Beef Pot Roast with Braised Vegetables

  • Prep Time: 40
  • Cook Time: 480
  • Total Time: 840
  • Serving: 12


2 tbsp (30 mL) fennel seeds, crushed

1 tsp (5 mL) EACH salt and pepper

3 lb (1.36 kg) Boneless Beef Pot Roast (e.g. Cross Rib, Blade or Top Blade)

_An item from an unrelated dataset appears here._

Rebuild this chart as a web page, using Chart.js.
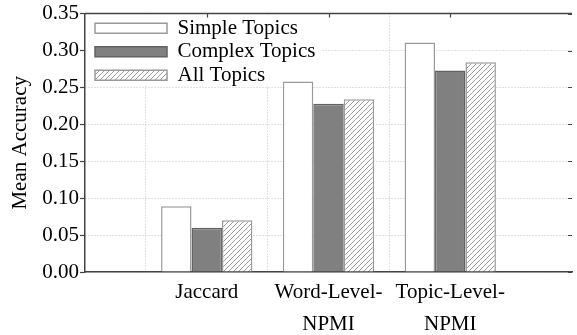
<!DOCTYPE html>
<html>
<head>
<meta charset="utf-8">
<script src="https://cdn.jsdelivr.net/npm/chart.js@4/dist/chart.umd.min.js"></script>
<style>
  html, body { margin: 0; padding: 0; background: #fff; }
  #wrap { width: 577px; height: 335px; }
</style>
</head>
<body>
<div id="wrap"><canvas id="chart" width="577" height="335"></canvas></div>
<script>
// Measures and their mean accuracy per topic group
const categories = ['Jaccard', ['Word-Level-', 'NPMI'], ['Topic-Level-', 'NPMI']];
const seriesNames = ['Simple Topics', 'Complex Topics', 'All Topics'];
const simpleTopics = [0.089, 0.258, 0.311];
const complexTopics = [0.060, 0.228, 0.273];
const allTopics = [0.070, 0.234, 0.284];
const yMin = 0;
const yMax = 0.35;
const yStep = 0.05;

const FONT = "'Liberation Serif', 'Times New Roman', serif";
const AXIS = '#444444';

// empty slots on both sides keep the groups centred on the grid columns
const padSlots = arr => [null, ...arr, null];

function hatchPattern() {
  const s = 5;
  const c = document.createElement('canvas');
  c.width = s; c.height = s;
  const g = c.getContext('2d');
  g.fillStyle = '#ffffff';
  g.fillRect(0, 0, s, s);
  g.strokeStyle = '#9c9c9c';
  g.lineWidth = 1;
  g.beginPath();
  g.moveTo(0, s); g.lineTo(s, 0);
  g.moveTo(-1, 1); g.lineTo(1, -1);
  g.moveTo(s - 1, s + 1); g.lineTo(s + 1, s - 1);
  g.stroke();
  return g.createPattern(c, 'repeat');
}

// top border, inward tick marks on the top and right edges,
// and the legend placed in the upper-left of the plot
const framePlugin = {
  id: 'frame',
  afterLayout(chart) {
    const lg = chart.legend;
    const a = chart.chartArea;
    const lo = lg.options.labels;
    lg.left = a.left + 7.5;
    lg.top = a.top + 1.7;
    lg.right = a.right;
    lg.bottom = a.bottom;
    lg.width = lg.right - lg.left;
    lg.height = lg.bottom - lg.top;
    if (!lg._bgWrapped) {
      const orig = lg.draw;
      lg.draw = function (...args) {
        const c = this.ctx;
        const area = this.chart.chartArea;
        const size = lo.font.size;
        c.save();
        c.font = size + 'px ' + FONT;
        let tw = 0;
        seriesNames.forEach(n => { tw = Math.max(tw, c.measureText(n).width); });
        const x0 = area.left + 1;
        const x1 = this.left + lo.padding + lo.boxWidth + size / 2 + tw + 6;
        const y0 = area.top + 1;
        const y1 = this.top + lo.padding + (seriesNames.length - 1) * (size + lo.padding) + size;
        c.fillStyle = '#ffffff';
        c.fillRect(x0, y0, x1 - x0, y1 - y0);
        c.restore();
        return orig.apply(this, args);
      };
      lg._bgWrapped = true;
    }
  },
  afterDraw(chart) {
    const { ctx, chartArea: a, scales: { x, y } } = chart;
    ctx.save();
    ctx.strokeStyle = AXIS;
    ctx.lineWidth = 1.5;
    ctx.beginPath();
    ctx.moveTo(a.left, a.top);
    ctx.lineTo(a.right, a.top);
    ctx.stroke();
    ctx.lineWidth = 1.2;
    ctx.beginPath();
    for (let i = 1; i < x.ticks.length - 1; i++) {
      const px = Math.round(x.getPixelForTick(i)) + 0.5;
      ctx.moveTo(px, a.top);
      ctx.lineTo(px, a.top + 4);
    }
    y.ticks.forEach(t => {
      const py = Math.round(y.getPixelForValue(t.value)) + 0.5;
      ctx.moveTo(a.right - 4, py);
      ctx.lineTo(a.right, py);
    });
    ctx.stroke();
    ctx.restore();
  }
};

const hatch = hatchPattern();

new Chart(document.getElementById('chart'), {
  type: 'bar',
  data: {
    labels: padSlots(categories).map(l => l === null ? '' : l),
    datasets: [
      {
        label: seriesNames[0],
        data: padSlots(simpleTopics),
        backgroundColor: '#ffffff',
        borderColor: '#9a9a9a',
        borderWidth: 1.5
      },
      {
        label: seriesNames[1],
        data: padSlots(complexTopics),
        backgroundColor: '#808080',
        borderColor: '#626262',
        borderWidth: 1.5
      },
      {
        label: seriesNames[2],
        data: padSlots(allTopics),
        backgroundColor: hatch,
        borderColor: '#9a9a9a',
        borderWidth: 1.5
      }
    ]
  },
  options: {
    responsive: false,
    animation: false,
    devicePixelRatio: 1,
    layout: { padding: { top: 13, right: 0, bottom: 0, left: 0 } },
    datasets: {
      bar: { categoryPercentage: 0.75, barPercentage: 1, borderSkipped: 'start' }
    },
    scales: {
      x: {
        offset: false,
        grid: {
          color: c => (c.index > 0 && c.index < categories.length + 1) ? '#c4c4c4' : 'rgba(0,0,0,0)',
          lineWidth: 1,
          drawTicks: false
        },
        border: { display: true, color: AXIS, width: 1.5, dash: [1, 2] },
        ticks: {
          font: { family: FONT, size: 21, lineHeight: 1.5 },
          color: '#000',
          padding: 5,
          autoSkip: false,
          maxRotation: 0,
          minRotation: 0
        },
        afterFit(s) { s.height = 63; }
      },
      y: {
        min: yMin,
        max: yMax,
        ticks: {
          stepSize: yStep,
          callback: v => Number(v).toFixed(2),
          font: { family: FONT, size: 21 },
          color: '#000',
          padding: 1
        },
        grid: {
          color: '#c4c4c4',
          lineWidth: 1,
          tickColor: AXIS,
          tickLength: 5,
          tickWidth: 1.2
        },
        border: { display: true, color: AXIS, width: 1.5, dash: [1, 2] },
        title: {
          display: true,
          text: 'Mean Accuracy',
          font: { family: FONT, size: 21 },
          color: '#000',
          padding: { top: 8, bottom: 0 }
        },
        afterFit(s) { s.width = 85; }
      }
    },
    plugins: {
      legend: {
        position: 'chartArea',
        align: 'start',
        labels: {
          boxWidth: 72,
          boxHeight: 10,
          padding: 2.5,
          font: { family: FONT, size: 21 },
          color: '#000'
        }
      },
      tooltip: { enabled: false }
    }
  },
  plugins: [framePlugin]
});
</script>
</body>
</html>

3 tbsp (45 mL) vegetable oil

2 onions, chopped

4 carrots, diced

2 tbsp (30 mL) all-purpose flour

1 ½ cups (375 mL) beef stock

3 bay leaves


1. Combine crushed fennel seeds with 1/2 tsp (2 mL) each of the salt and pepper, rub all over roast. In Dutch oven or stockpot, heat 2 tbsp (30 mL) of the oil over medium-high heat; brown beef all over, turning with tongs, about 10 minutes. Transfer pot roast to slow-cooker; set aside. Reduce stove-top heat to medium. Add remaining oil to Dutch oven if necessary; cook onions, carrots and remaining salt and pepper, stirring, for 4 minutes or until just golden. Sprinkle with flour; cook, stirring, for 1 minute.
2. Add beef stock and bay leaves to Dutch oven; bring to boil, stirring and scraping up brown bits from bottom of pot. Transfer vegetables, broth and bay leaves to slow-cooker. Cover and cook on LOW for 7 to 8 hours or until fork tender.
3. Remove bay leaves and discard; skim fat from sauce if necessary. Carve roast across the grain and serve with sauce and braised vegetables.